Ese domingo de mayo, tuve que cambiar de planes, ya que daban algo de
lluvia por la zona de Constanza, que era mi destino previsto. En cambio, en Zug
se estimaban treinta grados, que, sumados a la humedad del lago, harían que el
bochorno se apoderase de la ciudad.
En estos casos, lo mejor es subir a la montaña, aunque
el Zugerberg, con sus 925 metros no tenga la suficiente altitud como para que
el frescor se note demasiado. Un funicular nos lleva en apenas 8 minutos de
trayecto, salvando la empinada pendiente sin esfuerzo.
Una
vez arriba, las vistas del lago de Zug son espectaculares, y en los días claros
se pueden divisar los Alpes. No sé cuántas veces habré hecho estas mismas fotos,
pero el paisaje sigue sorprendiéndome como si fuese la primera vez.
Nos
espera la nada despreciable cantidad de 80 kilómetros de senderos por los que
perderse, siempre que uno quiera. Yo suelo caminar despacio, cargado con el
tele, en busca de unas rapaces que nunca aparecen cuando las necesito, así que
uso el móvil como gran angular.
En
esta época del año abundan las flores, y los árboles ya tienen hojas.
Paso
junto a este restaurante, pero no me detengo; lo dejo para luego, porque ahora
lo que quiero es caminar.
La
variedad de especies permite que se atraviesen pastos y bosques de pinos, por
lo que tenemos una gran cantidad de tonos de verde diferentes.
Me
adelantan algunos ciclistas, también familias con sus carros infantiles; el
camino es ancho y cómodo, sin grandes desniveles salvo que nos encaminemos
hacia alguno de los lagos.

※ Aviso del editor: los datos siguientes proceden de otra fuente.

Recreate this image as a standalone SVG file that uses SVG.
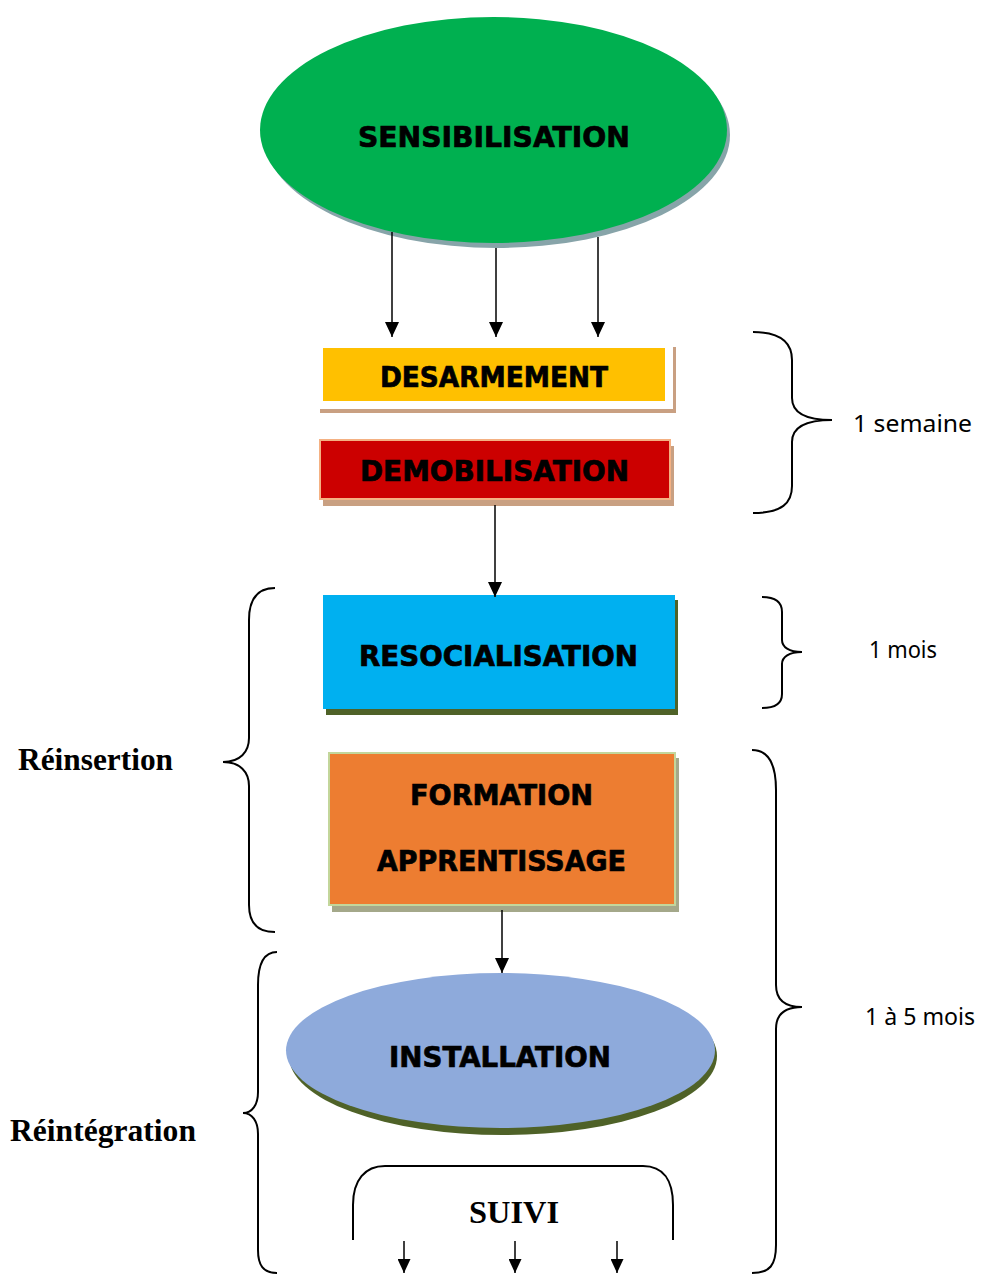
<svg xmlns="http://www.w3.org/2000/svg" width="987" height="1275" viewBox="0 0 987 1275">
<defs>
<marker id="ah" viewBox="0 0 15 14" refX="15" refY="7" markerWidth="15" markerHeight="14" markerUnits="userSpaceOnUse" orient="auto">
<path d="M0,0 L15,7 L0,14 Z" fill="#000"/>
</marker>
<marker id="ahs" viewBox="0 0 14 13" refX="14" refY="6.5" markerWidth="14" markerHeight="13" markerUnits="userSpaceOnUse" orient="auto">
<path d="M0,0 L14,6.5 L0,13 Z" fill="#000"/>
</marker>
</defs>
<style>
.lbl{font-family:"DejaVu Sans",Verdana,sans-serif;font-weight:bold;font-size:28px;fill:#000;stroke:#000;stroke-width:0.7;text-anchor:middle}
.dur{font-family:"Noto Sans","Open Sans",sans-serif;font-size:24px;fill:#000}
.side{font-family:"Liberation Serif","Times New Roman",serif;font-weight:bold;font-size:31px;fill:#000}
.brace{fill:none;stroke:#000;stroke-width:2}
.conn{stroke:#000;stroke-width:1.5;fill:none}
</style>
<rect width="987" height="1275" fill="#fff"/>

<g id="sensibilisation">
<ellipse cx="497" cy="135" rx="233" ry="113" fill="#87a4a9"/>
<ellipse cx="493.5" cy="130" rx="233.5" ry="113" fill="#00b050"/>
<text class="lbl" x="494" y="147" textLength="272" lengthAdjust="spacingAndGlyphs">SENSIBILISATION</text>
</g>

<g id="desarmement">
<rect x="320" y="347" width="356" height="66" fill="#c9a082"/>
<rect x="317" y="343" width="356" height="66" fill="#fff"/>
<rect x="323" y="348" width="342" height="53" fill="#ffc000"/>
<text class="lbl" x="494" y="387" textLength="228" lengthAdjust="spacingAndGlyphs">DESARMEMENT</text>
</g>

<g id="demobilisation">
<rect x="323" y="446" width="351" height="60" fill="#c9a082"/>
<rect x="320" y="440" width="350" height="59" fill="#cc0000" stroke="#f4b183" stroke-width="2"/>
<text class="lbl" x="494.5" y="481" textLength="269" lengthAdjust="spacingAndGlyphs">DEMOBILISATION</text>
</g>

<g id="resocialisation">
<rect x="326" y="600" width="352" height="115" fill="#4f6228"/>
<rect x="323" y="595" width="352" height="114" fill="#00b0f0"/>
<text class="lbl" x="498.5" y="666" textLength="279" lengthAdjust="spacingAndGlyphs">RESOCIALISATION</text>
</g>

<g id="formation">
<rect x="332" y="758" width="347" height="154" fill="#a4a88a"/>
<rect x="329" y="753" width="346" height="152" fill="#ed7d31" stroke="#c3d69b" stroke-width="2"/>
<text class="lbl" x="501.5" y="805" textLength="183" lengthAdjust="spacingAndGlyphs">FORMATION</text>
<text class="lbl" x="501.5" y="871" textLength="249" lengthAdjust="spacingAndGlyphs">APPRENTISSAGE</text>
</g>

<g id="installation">
<ellipse cx="503" cy="1056" rx="214" ry="79" fill="#4f6228"/>
<ellipse cx="500.5" cy="1050.5" rx="214.5" ry="77.5" fill="#8eaadb"/>
<text class="lbl" x="500" y="1067" textLength="222" lengthAdjust="spacingAndGlyphs">INSTALLATION</text>
</g>

<g id="suivi">
<path class="brace" d="M353,1240 L353,1205 C353,1180 365,1166 385,1166 L643,1166 C663,1166 673,1180 673,1205 L673,1240"/>
<text class="side" x="514" y="1223" font-size="32" text-anchor="middle" textLength="90" lengthAdjust="spacingAndGlyphs">SUIVI</text>
</g>

<g id="brace-1semaine">
<path class="brace" d="M753,332 C782,332 792,343 792,360 L792,398 C792,412 805,420 832,420 C805,420 792,428 792,442 L792,486 C792,503 782,513 753,513"/>
<text class="dur" x="853" y="432" textLength="119" lengthAdjust="spacingAndGlyphs">1 semaine</text>
</g>

<g id="brace-1mois">
<path class="brace" d="M762,597 C776,597 782,602 782,612 L782,640 C782,647 789,652 802,652 C789,652 782,657 782,664 L782,694 C782,703 776,708 762,708"/>
<text class="dur" x="869" y="658" textLength="68" lengthAdjust="spacingAndGlyphs">1 mois</text>
</g>

<g id="brace-1a5mois">
<path class="brace" d="M752,750 C770,750 776,768 776,790 L776,985 C776,1000 785,1007 802,1007 C785,1007 776,1014 776,1029 L776,1245 C776,1265 770,1273 752,1273"/>
<text class="dur" x="865" y="1025" textLength="110" lengthAdjust="spacingAndGlyphs">1 à 5 mois</text>
</g>

<g id="brace-reinsertion">
<path class="brace" d="M275,588 C257,588 249,600 249,620 L249,738 C249,752 240,762 223,762 C240,762 249,772 249,786 L249,905 C249,923 257,932 275,932"/>
<text class="side" x="18" y="770" textLength="155" lengthAdjust="spacingAndGlyphs">Réinsertion</text>
</g>

<g id="brace-reintegration">
<path class="brace" d="M277,952 C263,952 258,965 258,985 L258,1092 C258,1105 252,1113 243,1113 C252,1113 258,1121 258,1134 L258,1250 C258,1265 263,1273 277,1273"/>
<text class="side" x="10" y="1141" textLength="186" lengthAdjust="spacingAndGlyphs">Réintégration</text>
</g>

<g id="connectors">
<line class="conn" x1="392" y1="232" x2="392" y2="337" marker-end="url(#ah)"/>
<line class="conn" x1="496" y1="248" x2="496" y2="337" marker-end="url(#ah)"/>
<line class="conn" x1="598" y1="237" x2="598" y2="337" marker-end="url(#ah)"/>
<line class="conn" x1="495" y1="505" x2="495" y2="597" marker-end="url(#ah)"/>
<line class="conn" x1="502" y1="910" x2="502" y2="973" marker-end="url(#ah)"/>
<line class="conn" x1="404" y1="1241" x2="404" y2="1273" marker-end="url(#ahs)"/>
<line class="conn" x1="515" y1="1241" x2="515" y2="1273" marker-end="url(#ahs)"/>
<line class="conn" x1="617" y1="1241" x2="617" y2="1273" marker-end="url(#ahs)"/>
</g>
</svg>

Entonces, el descenso es muy pronunciado, pero yo
pienso volver por donde he venido.
Se
agradece la sombra de los pinos, y el paisaje cambia con cada curva, pero las
grandes aves siguen esquivándome.
Doy la
vuelta y me encamino hacia el restaurante, donde sé que me tomaré una cerveza a
vuestra salud.
Es una
suerte tener el monte tan cerca de casa. Te permite llenar un domingo al tiempo
que escapas del calor y haces un poco de ejercicio.